In his book After Virtue, Alasdair MacIntyre considers most moral philosophy since the Enlightenment to have made a fundamental error: Enlightenment-era instrumental rationality divorces itself from its historical foundations. The rational subject is always embedded in an historical context which interacts with that subject in the present. The concepts we have at our disposal in modernity, and the stories we tell ourselves, are part of a tradition which has its roots in ancient myths, so to ignore these proto-stories—or worse, to deny our involvement in these traditions—is to be intellectually dishonest. To MacIntyre, this is exactly what modern moral philosophy has been doing.
The consequences of this error for Enlightenment-era philosophy are manifold: the futile search for a universal, ahistorical ground for morality, the abandoning of Aristotelian teleology—that humans have a proper end—and a singular focus on the individual at the expense of community.
MacIntyre recommends Aristotelian virtue ethics as an antidote for modern ethics. Aristotle gives us a link between the moral life and the political life, something missing from Enlightenment-era ethical theories. For Aristotle, the virtues both necessitate and are necessary for the rational community they are imbedded in; to live a moral life means nothing without a well run polis, and a successful politics is impossible without the flourishing of its participants—their achieving eudaimonia.

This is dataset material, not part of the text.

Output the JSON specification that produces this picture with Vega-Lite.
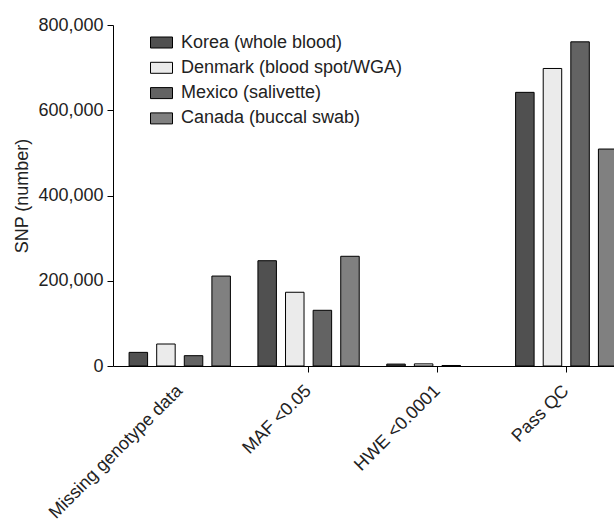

But MacIntyre criticises Aristotle for falling prey to the same ahistoricism of modern moral philosophy. These ahistorical accounts of ethics see conflict as something to be avoided or managed. They understand the ultimate goal of the moral project as the elimination of tragic happenings, those times where suffering is unavoidable. Aristotle believes that a tragedy only occurs because of a personal flaw, a lack in the possession or enacting of the virtues. MacIntyre sees this as a misstep in moral thinking, and a denial of the tragic nature of human life. On his account of the virtues—an amalgam of Aristotelian and Sophoclean insights—MacIntyre views tragedy as the very stage where exercise of the virtues is most needed; the virtues are there precisely to help us navigate the choppy waters, not eliminate them entirely (as if we could!).
MacIntyre’s understanding of modern moral values and intuitions as part of a cultural tradition is immensely satisfying. It is particularly useful at diffusing the terror which grips those whose seek a universal ground for morality, thinking pure relativism as the only alternative: the virtues are not arbitrary, MacIntyre points out that they are part of this same tradition, a way for the sea-faring Homeric Greeks to remember their cultural past as horse people from the Eurasian steppe.
However, I worry about the rigidity of social roles an enactment of Aristotelian virtue ethics would entail. It seems the possibility of living otherwise is absent on both Aristotle’s and MacIntyre’s account, something I think we should be reticent to give up. Without it, no emancipatory social movements are possible—it is simply immoral for women to demand participation in the public realm, for slaves to demand freedom, or for ‘perverse’ sexualities (to use Foucault’s term) to demand existence. Indeed, Aristotle’s world reflects this lack of freedom.